- Scott Cotter
- 2009 2 Feb
She confesses to being slow, but for six hours of what is mostly tedious work – an effort Namita never complains about – she earns two rupees, or what amounts to about US$.05. Like many other women here, this is her job, the only work available for an uneducated woman. Without it, her family would go hungry.
Thinking about it for just a moment, tears begin to well in the corners of her once cheerful eyes. “I have to cope with poverty,” she whispers.
Life in the rustic village of Khordanala, an hour-and-a-half outside Calcutta, India, is simple and straightforward. Men typically work the land for meager wages, harvesting rice mostly, but some coriander. Tan homes made of hand-smoothed, dried mud and braced with sticks rise up randomly from the flat landscape. Cow dung, a cooking fuel, is pressed against walls and trees to dry, the fingerprints that formed them still visible in their small round shapes.
Namita’s husband, Gobinda, a tall, sinewy man with serious eyes, works the rice fields when he can or sometimes as a mason’s helper when the fields don’t need tending. The couple’s only child, 11-year-old Abhijit, has the fine features of his mother and the shyness of his father.

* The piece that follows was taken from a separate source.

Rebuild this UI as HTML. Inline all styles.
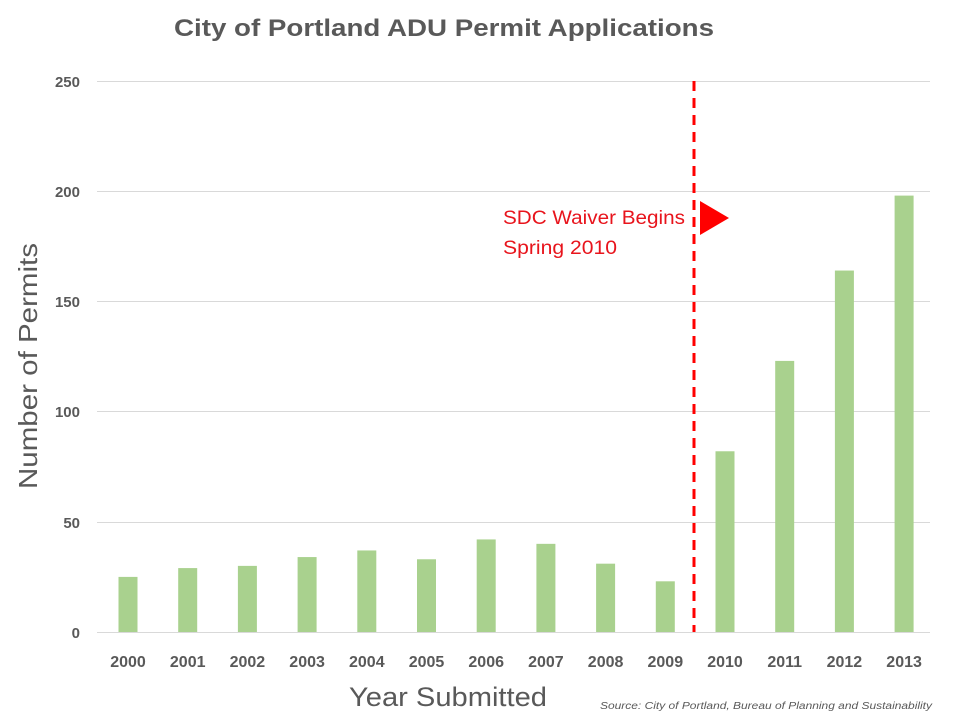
<!DOCTYPE html>
<html><head><meta charset="utf-8"><style>
body{margin:0;background:#fff;}
svg text{font-family:"Liberation Sans",sans-serif;}
</style></head><body>
<svg width="960" height="720" viewBox="0 0 960 720" xmlns="http://www.w3.org/2000/svg">
<rect width="960" height="720" fill="#fff"/>
<text x="444" y="36" text-anchor="middle" font-size="24" font-weight="bold" fill="#595959" textLength="540" lengthAdjust="spacingAndGlyphs">City of Portland ADU Permit Applications</text>
<g stroke="#d9d9d9" stroke-width="1">
<line x1="97" x2="930" y1="81.5" y2="81.5"/>
<line x1="97" x2="930" y1="191.5" y2="191.5"/>
<line x1="97" x2="930" y1="301.5" y2="301.5"/>
<line x1="97" x2="930" y1="411.5" y2="411.5"/>
<line x1="97" x2="930" y1="522.5" y2="522.5"/>
<line x1="97" x2="930" y1="632.5" y2="632.5"/>
</g>
<g font-size="15" font-weight="bold" fill="#595959" text-anchor="end">
<text x="80" y="87">250</text><text x="80" y="197">200</text><text x="80" y="307">150</text>
<text x="80" y="417">100</text><text x="80" y="528">50</text><text x="80" y="638">0</text>
</g>
<text transform="translate(37,366) rotate(-90)" text-anchor="middle" font-size="26" fill="#595959" textLength="246" lengthAdjust="spacingAndGlyphs">Number of Permits</text>
<g fill="#a9d18e" id="bars"></g>
<g font-size="16" font-weight="bold" fill="#595959" text-anchor="middle" id="xl"></g>
<line x1="694" x2="694" y1="81" y2="632" stroke="#ff0000" stroke-width="3" stroke-dasharray="10,7"/>
<text x="503" y="224" font-size="19" fill="#e8141c" textLength="182" lengthAdjust="spacingAndGlyphs">SDC Waiver Begins</text>
<text x="503" y="254" font-size="19" fill="#e8141c" textLength="114" lengthAdjust="spacingAndGlyphs">Spring 2010</text>
<polygon points="700,201 700,235 729,218" fill="#ff0000"/>
<text x="448" y="706" text-anchor="middle" font-size="27" fill="#595959" textLength="198" lengthAdjust="spacingAndGlyphs">Year Submitted</text>
<text x="932" y="709" text-anchor="end" font-size="10" font-style="italic" fill="#595959" textLength="332" lengthAdjust="spacingAndGlyphs">Source: City of Portland, Bureau  of Planning and Sustainability</text>
<script>
var v=[25,29,30,34,37,33,42,40,31,23,82,123,164,198],b=document.getElementById('bars'),l=document.getElementById('xl'),ns='http://www.w3.org/2000/svg';
v.forEach(function(d,i){var cx=128+i*59.7,h=d*2.204;var r=document.createElementNS(ns,'rect');r.setAttribute('x',cx-9.5);r.setAttribute('y',632-h);r.setAttribute('width',19);r.setAttribute('height',h);b.appendChild(r);
var t=document.createElementNS(ns,'text');t.setAttribute('x',cx);t.setAttribute('y',667);t.textContent=2000+i;l.appendChild(t);});
</script>
</svg>
</body></html>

His smile comes quickly but words rarely do.
What sponsorship does for the Mondal family is what it does for the other 149 sponsored families in Khordanala. Most importantly, it helps their children attend school by alleviating the costs for uniforms, tuition and supplies. Not having to pay for these items allows them to address other important needs, which helps prevent further hardship.
Likewise, having a Children International community center at hand comforts sponsored families. This is especially true, says Gobinda, because an energetic and mischievous boy like Abhijit seems to find trouble easily. “Without the program, I would have to take him to the doctor, but we would have to take a loan to pay for it. Then I would have to work much harder than I already do. Or we would have taken him to a quack doctor (local healer).”

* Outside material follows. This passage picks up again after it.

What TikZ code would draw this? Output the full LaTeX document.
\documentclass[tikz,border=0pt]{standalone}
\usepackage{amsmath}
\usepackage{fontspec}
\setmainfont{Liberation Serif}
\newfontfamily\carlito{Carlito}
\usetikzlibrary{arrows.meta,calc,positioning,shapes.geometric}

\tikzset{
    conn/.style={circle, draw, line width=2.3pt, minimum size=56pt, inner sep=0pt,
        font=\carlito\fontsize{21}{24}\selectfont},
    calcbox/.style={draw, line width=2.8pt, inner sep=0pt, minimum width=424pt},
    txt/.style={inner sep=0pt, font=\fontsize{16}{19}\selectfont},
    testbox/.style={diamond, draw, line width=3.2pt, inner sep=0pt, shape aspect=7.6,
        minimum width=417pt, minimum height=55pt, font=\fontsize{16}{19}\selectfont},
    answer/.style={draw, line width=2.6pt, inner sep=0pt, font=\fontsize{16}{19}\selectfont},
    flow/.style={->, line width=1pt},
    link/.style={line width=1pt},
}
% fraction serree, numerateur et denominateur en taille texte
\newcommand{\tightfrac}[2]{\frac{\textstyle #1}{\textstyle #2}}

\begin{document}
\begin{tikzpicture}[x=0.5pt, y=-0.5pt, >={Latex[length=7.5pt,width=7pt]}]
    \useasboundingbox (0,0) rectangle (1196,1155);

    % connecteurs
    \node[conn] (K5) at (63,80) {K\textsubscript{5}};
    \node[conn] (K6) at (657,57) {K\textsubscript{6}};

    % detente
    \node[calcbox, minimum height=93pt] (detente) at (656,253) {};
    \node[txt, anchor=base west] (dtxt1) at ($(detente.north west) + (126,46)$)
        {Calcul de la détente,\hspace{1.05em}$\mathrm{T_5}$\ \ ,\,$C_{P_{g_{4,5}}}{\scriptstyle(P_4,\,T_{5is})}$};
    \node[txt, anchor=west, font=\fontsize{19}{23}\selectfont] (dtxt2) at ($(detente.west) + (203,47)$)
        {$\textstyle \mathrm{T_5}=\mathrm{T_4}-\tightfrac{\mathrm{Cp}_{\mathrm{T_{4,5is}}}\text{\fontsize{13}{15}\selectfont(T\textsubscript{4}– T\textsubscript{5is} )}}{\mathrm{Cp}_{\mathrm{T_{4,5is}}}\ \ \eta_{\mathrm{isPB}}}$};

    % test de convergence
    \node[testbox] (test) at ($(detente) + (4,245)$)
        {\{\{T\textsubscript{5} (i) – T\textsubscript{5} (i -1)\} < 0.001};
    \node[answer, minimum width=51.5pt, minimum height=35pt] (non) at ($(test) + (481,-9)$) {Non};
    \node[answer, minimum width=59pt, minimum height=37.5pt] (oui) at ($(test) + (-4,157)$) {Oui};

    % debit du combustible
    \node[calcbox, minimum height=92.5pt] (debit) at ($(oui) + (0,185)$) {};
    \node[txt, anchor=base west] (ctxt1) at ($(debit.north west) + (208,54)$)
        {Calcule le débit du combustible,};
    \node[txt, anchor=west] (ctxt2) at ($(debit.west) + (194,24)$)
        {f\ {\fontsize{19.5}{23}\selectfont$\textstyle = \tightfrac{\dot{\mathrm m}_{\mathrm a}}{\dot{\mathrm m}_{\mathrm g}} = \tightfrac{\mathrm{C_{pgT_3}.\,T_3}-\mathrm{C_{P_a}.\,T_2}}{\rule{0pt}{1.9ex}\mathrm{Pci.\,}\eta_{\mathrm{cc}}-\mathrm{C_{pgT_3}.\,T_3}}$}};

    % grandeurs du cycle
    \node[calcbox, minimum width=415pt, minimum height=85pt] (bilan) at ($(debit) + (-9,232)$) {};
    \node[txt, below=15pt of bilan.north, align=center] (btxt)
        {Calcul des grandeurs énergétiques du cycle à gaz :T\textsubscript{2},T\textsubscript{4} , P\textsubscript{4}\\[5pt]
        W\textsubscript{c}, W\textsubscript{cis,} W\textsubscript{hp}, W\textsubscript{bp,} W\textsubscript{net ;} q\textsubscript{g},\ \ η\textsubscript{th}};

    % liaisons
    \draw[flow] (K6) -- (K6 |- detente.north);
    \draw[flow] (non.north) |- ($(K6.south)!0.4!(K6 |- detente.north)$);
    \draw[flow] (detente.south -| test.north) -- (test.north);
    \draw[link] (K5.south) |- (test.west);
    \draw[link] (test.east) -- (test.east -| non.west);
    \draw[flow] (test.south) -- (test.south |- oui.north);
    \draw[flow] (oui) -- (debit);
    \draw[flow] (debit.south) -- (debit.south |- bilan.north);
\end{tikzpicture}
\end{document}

Parents like Namita and Gobinda want their children to have what they don’t. First, an education, then higher self-esteem and the hope to dream about a life beyond the poverty that has robbed so many of so much in Khordanala. And anything that helps Abhijit put his best foot forward is a small step in the right direction.
“Sponsorship is really helping,” affirms Gobinda, as he begins the chore of breaking sticks for a cooking fire.